**WHAT IS EXPECTED**: Reproduce all of the data below without alteration; exclude every picture.

**SUPPLIED MATERIAL**:

++++

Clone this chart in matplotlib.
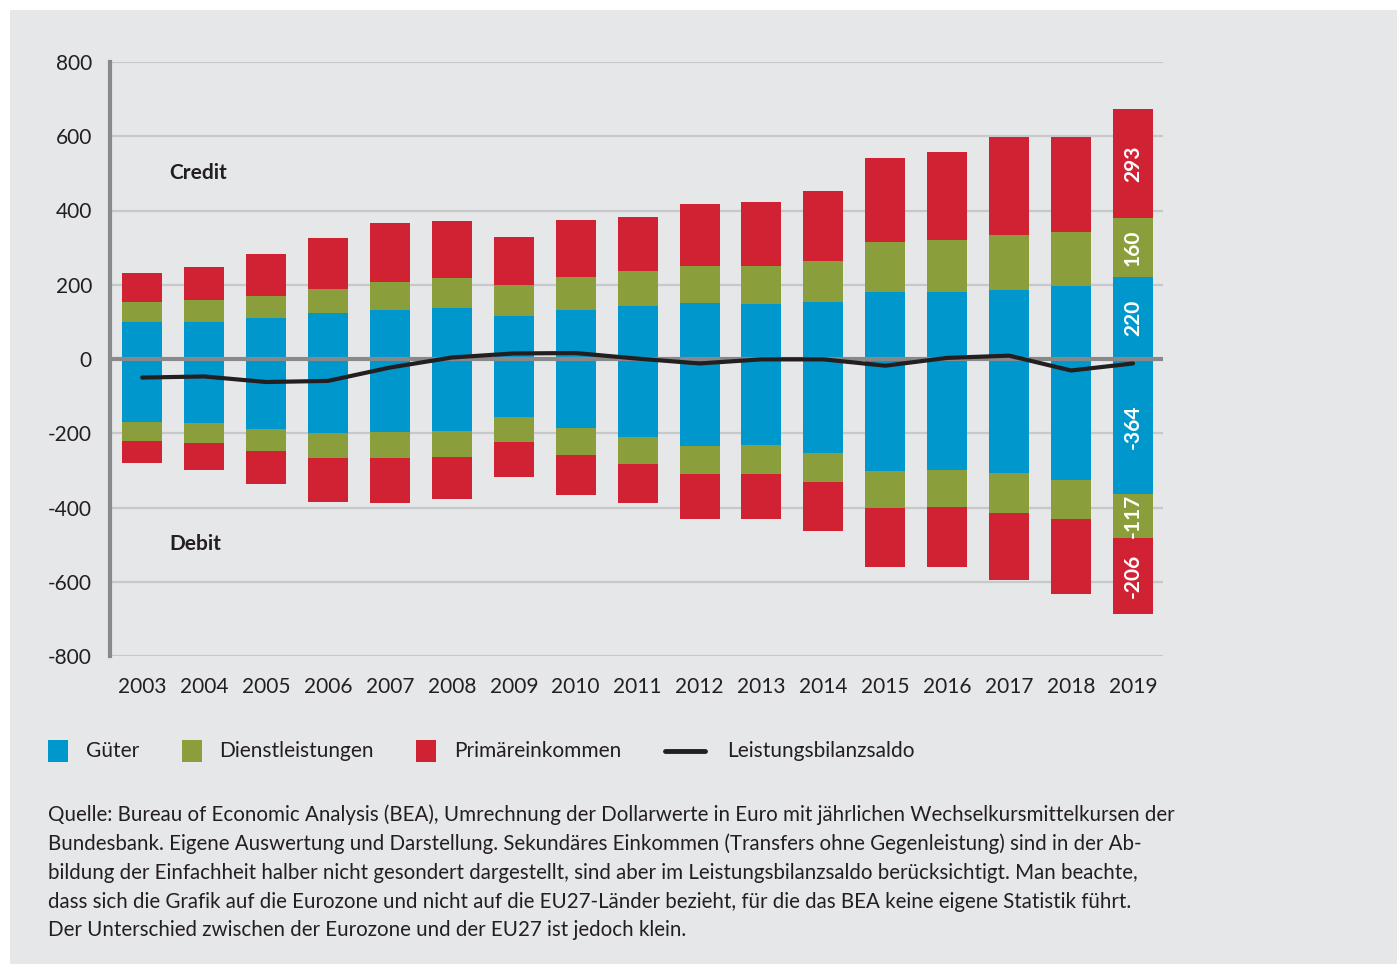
import matplotlib
matplotlib.use("Agg")
import matplotlib.pyplot as plt
from matplotlib.patches import Rectangle
from matplotlib.lines import Line2D
import numpy as np

plt.rcParams['font.family'] = ['Lato', 'DejaVu Sans']

years = ['2003', '2004', '2005', '2006', '2007', '2008', '2009', '2010', '2011',
         '2012', '2013', '2014', '2015', '2016', '2017', '2018', '2019']
gueter_credit = [100, 100, 110, 124, 132, 137, 116, 133, 142, 151, 149, 154, 181, 181, 187, 197, 220]
dienst_credit = [54, 59, 59, 65, 75, 81, 83, 89, 94, 99, 102, 110, 135, 140, 148, 145, 160]
primaer_credit = [78, 89, 113, 137, 159, 155, 129, 153, 147, 168, 172, 189, 226, 237, 264, 256, 293]
gueter_debit = [-170, -172, -188, -199, -197, -194, -156, -185, -209, -233, -231, -252, -303, -298, -306, -327, -364]
dienst_debit = [-51, -54, -59, -67, -70, -70, -67, -73, -73, -78, -78, -78, -97, -100, -108, -103, -117]
primaer_debit = [-59, -73, -89, -119, -121, -113, -94, -108, -105, -121, -121, -132, -161, -161, -180, -202, -206]
saldo = [-50, -47, -62, -59, -23, 4, 15, 16, 1, -12, -1, -1, -18, 3, 9, -31, -12]

legend_labels = ['Güter', 'Dienstleistungen', 'Primäreinkommen', 'Leistungsbilanzsaldo']
yticks = [800, 600, 400, 200, 0, -200, -400, -600, -800]

footnote = ("Quelle: Bureau of Economic Analysis (BEA), Umrechnung der Dollarwerte in Euro mit jährlichen Wechselkursmittelkursen der\n"
            "Bundesbank. Eigene Auswertung und Darstellung. Sekundäres Einkommen (Transfers ohne Gegenleistung) sind in der Ab-\n"
            "bildung der Einfachheit halber nicht gesondert dargestellt, sind aber im Leistungsbilanzsaldo berücksichtigt. Man beachte,\n"
            "dass sich die Grafik auf die Eurozone und nicht auf die EU27-Länder bezieht, für die das BEA keine eigene Statistik führt.\n"
            "Der Unterschied zwischen der Eurozone und der EU27 ist jedoch klein.")

BLUE = '#0098cc'
GREEN = '#8a9f3c'
RED = '#d12234'
BG = '#e6e7e9'
TXT = '#231f20'

W, H = 1397, 964
fig = plt.figure(figsize=(W / 100, H / 100), dpi=100)
fig.patch.set_facecolor('white')
bgrect = Rectangle((10 / W, -0.01), 1, (H - 10) / H + 0.01, transform=fig.transFigure,
                   facecolor=BG, edgecolor='none', zorder=-10)
fig.patches.append(bgrect)

ax = fig.add_axes([110 / W, (H - 656) / H, (1163 - 110) / W, (656 - 62) / H])
ax.set_zorder(2)
ax.patch.set_alpha(0)

x = np.arange(len(years))
bw = 0.646
gc = np.array(gueter_credit); dc = np.array(dienst_credit); pc = np.array(primaer_credit)
gd = np.array(gueter_debit); dd = np.array(dienst_debit); pd_ = np.array(primaer_debit)

ax.bar(x, gc, bw, color=BLUE, zorder=2)
ax.bar(x, dc, bw, bottom=gc, color=GREEN, zorder=2)
ax.bar(x, pc, bw, bottom=gc + dc, color=RED, zorder=2)
ax.bar(x, gd, bw, color=BLUE, zorder=2)
ax.bar(x, dd, bw, bottom=gd, color=GREEN, zorder=2)
ax.bar(x, pd_, bw, bottom=gd + dd, color=RED, zorder=2)

ax.axhline(0, color='#88898b', lw=3.0, zorder=3)
ax.plot(x, saldo, color=TXT, lw=3.0, zorder=4, solid_capstyle='round', solid_joinstyle='round')

for yv in yticks:
    if yv != 0:
        ax.axhline(yv, color='#c7c8ca', lw=1.6, zorder=1)

ax.set_xlim(-0.52, len(years) - 1 + 0.484)
ax.set_ylim(-800, 800)
ax.set_yticks(yticks)
ax.set_yticklabels([str(v) for v in yticks])
ax.set_xticks(x)
ax.set_xticklabels(years)
ax.tick_params(axis='both', length=0, labelsize=15, colors=TXT)
ax.tick_params(axis='y', pad=13)
ax.tick_params(axis='x', pad=15)
for s in ['top', 'right', 'bottom']:
    ax.spines[s].set_visible(False)
ax.spines['left'].set_color('#88898b')
ax.spines['left'].set_linewidth(3.0)

ax.text(0.9, 500, 'Credit', fontsize=15, fontweight='bold', color=TXT, ha='center', va='center')
ax.text(0.86, -498, 'Debit', fontsize=15, fontweight='bold', color=TXT, ha='center', va='center')

# value labels for 2019
i = len(years) - 1
segs = [(gc[i] / 2, gc[i]), (gc[i] + dc[i] / 2, dc[i]), (gc[i] + dc[i] + pc[i] / 2, pc[i]),
        (gd[i] / 2, gd[i]), (gd[i] + dd[i] / 2, dd[i]), (gd[i] + dd[i] + pd_[i] / 2, pd_[i])]
for yc, v in segs:
    ax.text(i, yc, str(v), rotation=90, color='white', fontsize=15, fontweight='bold',
            ha='center', va='center', zorder=5)

# legend
ly = (H - 751) / H
items = [(48, 86, BLUE), (182, 219, GREEN), (416, 454, RED)]
for (sx, tx, c), lab in zip(items, legend_labels[:3]):
    fig.patches.append(Rectangle((sx / W, (H - 762) / H), 20 / W, 22 / H, transform=fig.transFigure,
                                 facecolor=c, edgecolor='none'))
    fig.text(tx / W, ly, lab, fontsize=15, color=TXT, ha='left', va='center')
fig.lines.append(Line2D([665 / W, 705 / W], [ly, ly], transform=fig.transFigure, color=TXT, lw=3.5,
                        solid_capstyle='round'))
fig.text(727 / W, ly, legend_labels[3], fontsize=15, color=TXT, ha='left', va='center')

fig.text(48 / W, (H - 804) / H, footnote, fontsize=14.8, color=TXT, ha='left', va='top', linespacing=1.545)

fig.savefig('out.png', dpi=100, facecolor='white')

++++

**ANSWER TO THE PROBLEM**:
Clone this chart in matplotlib.
import matplotlib
matplotlib.use("Agg")
import matplotlib.pyplot as plt
from matplotlib.patches import Rectangle
from matplotlib.lines import Line2D
import numpy as np

plt.rcParams['font.family'] = ['Lato', 'DejaVu Sans']

years = ['2003', '2004', '2005', '2006', '2007', '2008', '2009', '2010', '2011',
         '2012', '2013', '2014', '2015', '2016', '2017', '2018', '2019']
gueter_credit = [100, 100, 110, 124, 132, 137, 116, 133, 142, 151, 149, 154, 181, 181, 187, 197, 220]
dienst_credit = [54, 59, 59, 65, 75, 81, 83, 89, 94, 99, 102, 110, 135, 140, 148, 145, 160]
primaer_credit = [78, 89, 113, 137, 159, 155, 129, 153, 147, 168, 172, 189, 226, 237, 264, 256, 293]
gueter_debit = [-170, -172, -188, -199, -197, -194, -156, -185, -209, -233, -231, -252, -303, -298, -306, -327, -364]
dienst_debit = [-51, -54, -59, -67, -70, -70, -67, -73, -73, -78, -78, -78, -97, -100, -108, -103, -117]
primaer_debit = [-59, -73, -89, -119, -121, -113, -94, -108, -105, -121, -121, -132, -161, -161, -180, -202, -206]
saldo = [-50, -47, -62, -59, -23, 4, 15, 16, 1, -12, -1, -1, -18, 3, 9, -31, -12]

legend_labels = ['Güter', 'Dienstleistungen', 'Primäreinkommen', 'Leistungsbilanzsaldo']
yticks = [800, 600, 400, 200, 0, -200, -400, -600, -800]

footnote = ("Quelle: Bureau of Economic Analysis (BEA), Umrechnung der Dollarwerte in Euro mit jährlichen Wechselkursmittelkursen der\n"
            "Bundesbank. Eigene Auswertung und Darstellung. Sekundäres Einkommen (Transfers ohne Gegenleistung) sind in der Ab-\n"
            "bildung der Einfachheit halber nicht gesondert dargestellt, sind aber im Leistungsbilanzsaldo berücksichtigt. Man beachte,\n"
            "dass sich die Grafik auf die Eurozone und nicht auf die EU27-Länder bezieht, für die das BEA keine eigene Statistik führt.\n"
            "Der Unterschied zwischen der Eurozone und der EU27 ist jedoch klein.")

BLUE = '#0098cc'
GREEN = '#8a9f3c'
RED = '#d12234'
BG = '#e6e7e9'
TXT = '#231f20'

W, H = 1397, 964
fig = plt.figure(figsize=(W / 100, H / 100), dpi=100)
fig.patch.set_facecolor('white')
bgrect = Rectangle((10 / W, -0.01), 1, (H - 10) / H + 0.01, transform=fig.transFigure,
                   facecolor=BG, edgecolor='none', zorder=-10)
fig.patches.append(bgrect)

ax = fig.add_axes([110 / W, (H - 656) / H, (1163 - 110) / W, (656 - 62) / H])
ax.set_zorder(2)
ax.patch.set_alpha(0)

x = np.arange(len(years))
bw = 0.646
gc = np.array(gueter_credit); dc = np.array(dienst_credit); pc = np.array(primaer_credit)
gd = np.array(gueter_debit); dd = np.array(dienst_debit); pd_ = np.array(primaer_debit)

ax.bar(x, gc, bw, color=BLUE, zorder=2)
ax.bar(x, dc, bw, bottom=gc, color=GREEN, zorder=2)
ax.bar(x, pc, bw, bottom=gc + dc, color=RED, zorder=2)
ax.bar(x, gd, bw, color=BLUE, zorder=2)
ax.bar(x, dd, bw, bottom=gd, color=GREEN, zorder=2)
ax.bar(x, pd_, bw, bottom=gd + dd, color=RED, zorder=2)

ax.axhline(0, color='#88898b', lw=3.0, zorder=3)
ax.plot(x, saldo, color=TXT, lw=3.0, zorder=4, solid_capstyle='round', solid_joinstyle='round')

for yv in yticks:
    if yv != 0:
        ax.axhline(yv, color='#c7c8ca', lw=1.6, zorder=1)

ax.set_xlim(-0.52, len(years) - 1 + 0.484)
ax.set_ylim(-800, 800)
ax.set_yticks(yticks)
ax.set_yticklabels([str(v) for v in yticks])
ax.set_xticks(x)
ax.set_xticklabels(years)
ax.tick_params(axis='both', length=0, labelsize=15, colors=TXT)
ax.tick_params(axis='y', pad=13)
ax.tick_params(axis='x', pad=15)
for s in ['top', 'right', 'bottom']:
    ax.spines[s].set_visible(False)
ax.spines['left'].set_color('#88898b')
ax.spines['left'].set_linewidth(3.0)

ax.text(0.9, 500, 'Credit', fontsize=15, fontweight='bold', color=TXT, ha='center', va='center')
ax.text(0.86, -498, 'Debit', fontsize=15, fontweight='bold', color=TXT, ha='center', va='center')

# value labels for 2019
i = len(years) - 1
segs = [(gc[i] / 2, gc[i]), (gc[i] + dc[i] / 2, dc[i]), (gc[i] + dc[i] + pc[i] / 2, pc[i]),
        (gd[i] / 2, gd[i]), (gd[i] + dd[i] / 2, dd[i]), (gd[i] + dd[i] + pd_[i] / 2, pd_[i])]
for yc, v in segs:
    ax.text(i, yc, str(v), rotation=90, color='white', fontsize=15, fontweight='bold',
            ha='center', va='center', zorder=5)

# legend
ly = (H - 751) / H
items = [(48, 86, BLUE), (182, 219, GREEN), (416, 454, RED)]
for (sx, tx, c), lab in zip(items, legend_labels[:3]):
    fig.patches.append(Rectangle((sx / W, (H - 762) / H), 20 / W, 22 / H, transform=fig.transFigure,
                                 facecolor=c, edgecolor='none'))
    fig.text(tx / W, ly, lab, fontsize=15, color=TXT, ha='left', va='center')
fig.lines.append(Line2D([665 / W, 705 / W], [ly, ly], transform=fig.transFigure, color=TXT, lw=3.5,
                        solid_capstyle='round'))
fig.text(727 / W, ly, legend_labels[3], fontsize=15, color=TXT, ha='left', va='center')

fig.text(48 / W, (H - 804) / H, footnote, fontsize=14.8, color=TXT, ha='left', va='top', linespacing=1.545)

fig.savefig('out.png', dpi=100, facecolor='white')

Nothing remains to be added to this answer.